Why wages aren't rising while workers remain in short supply: Don Pittis
Our inflation model is busted — and some economists say it needs to be fixed
It used to be that the rules for how inflation worked were pretty simple.
Now, as the official statistics show prices stalling at between one and two per cent, a growing number of economists aren't so sure.
Tomorrow, Canada gets its latest look at the state of rising prices when Statistics Canada releases inflation figures. But despite a growing number of jobs and a trend toward falling unemployment — both here and in the United States — inflation remains stubbornly low.
This flies in the face of an economic principle invented in the 1950s by New Zealand economist William Phillips that remains a basic tenet of the relationship between inflation and unemployment.
Bidding up wages
Phillips noticed that when there was a strong demand for workers, wages got bid up, which allowed the workers to bid up the price of goods in the economy. In other words, low unemployment led to wage inflation, which led to price inflation.
The Phillips Curve was celebrated as one of those simple-but-revealing economic relationships that offer economists a satisfied feeling that they are observing natural laws in action. It also seemed to offer a prescription: High unemployment could be solved with higher inflation.
But for some reason or another, that relationship is not working anymore.
Phillips' failure
Ottawa-based political economist Jacqueline Best has just returned from a research trip to the British National Archives, where she had been studying a previous time when inflation failed to follow the rules: the 1970s stagflation, when prices and wages began to soar while jobs declined.
"That was the problem of the '70s. Instead of having the nice Phillips Curve trade-off, instead of making a choice between unemployment and inflation, you had both at once," says Best, whose book Governing Failure argues policy-makers have lost confidence that they really have the right answers.
"They said, 'This is politically difficult for us and we don't want to deal with the politics, so we're going to let the central banks do all the stimulus … and we're going to get back to doing what we feel comfortable doing,'" she says.
University of Calgary economist Trevor Tombe holds a different view, saying we just haven't waited long enough.
Tombe remains a firm believer that more central bank stimulus — so-called lower for longer — will eventually do the trick. But he says a lag between growing employment and rising wages is only to be expected.
The concept applies especially in places like Alberta, where shrinking employment in the oil and gas sector means replacement jobs just don't pay as much.
"This is widely documented, that displaced workers are re-employed at lower wages," says Tombe.
Giving up
Perhaps the flaw is in the way unemployment is measured, says Herb Emery, who holds the Vaughan chair in regional economics at the University of New Brunswick.

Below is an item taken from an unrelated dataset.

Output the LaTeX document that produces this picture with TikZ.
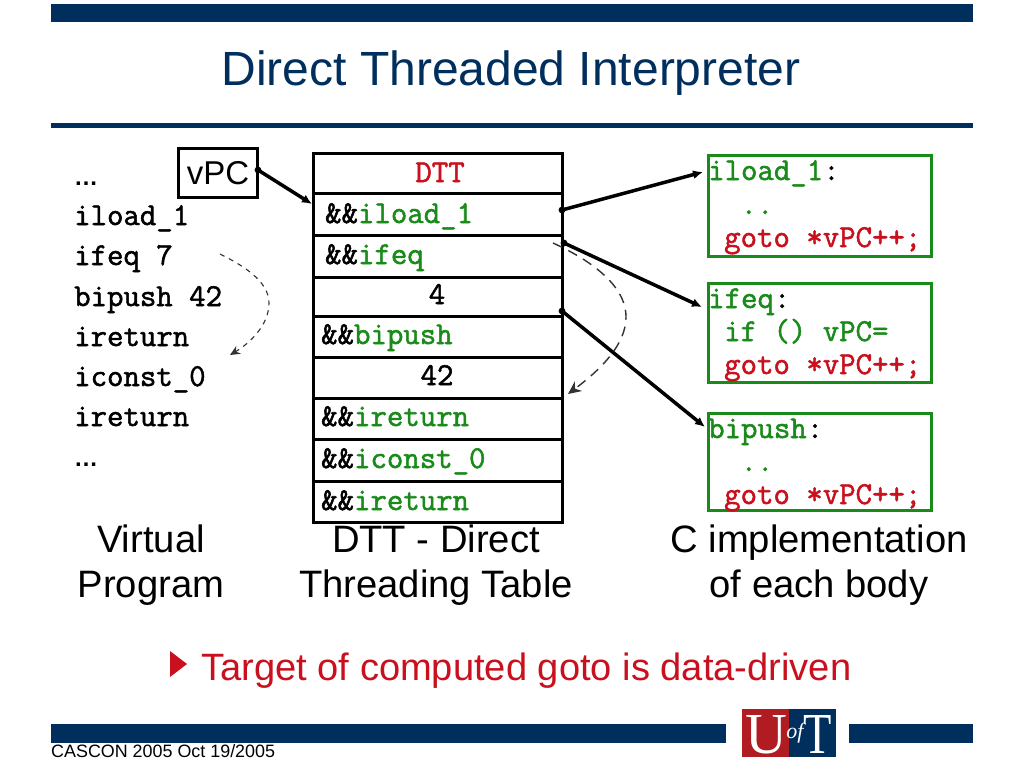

In parts of Canada — and in the U.S., where the unemployment rate last month hit a 16-year-low of 4.3 per cent — the statistics fail to account for workers who have given up.
"You may see that you actually have a not bad unemployment rate, but it's because people just aren't even trying to work anymore," says Emery.
It means those discouraged workers form a pool that must get drawn into the labour force before wages can be bid higher.
Another factor may be that an increase in precarious work means modern employees are not in a position to bargain for higher salaries, says Atif Kubursi, a professor emeritus at McMaster who now runs his own consulting business.
"Low interest rates have created a stock market boom but [that] did not result in an investment boom," says Kubursi.
And as those assets rose in value, they contributed to what he describes as a "terrible and unacceptably skewed income distribution," which leaves spending capacity in the hands of the rich, who fail to spend, instead of directing it to people who would happily push up prices if only they had the money to do so.
Kubursi also says that globalization is too easily excused in its effect on keeping wages and inflation low. While many argue that technology and robotics are the real culprits, he says staggeringly large cross-border capital flows have weakened the power of national labour forces.
And like Jacqueline Best, Kubursi believes governments may have the power to fix the problem — but they must first decide to act.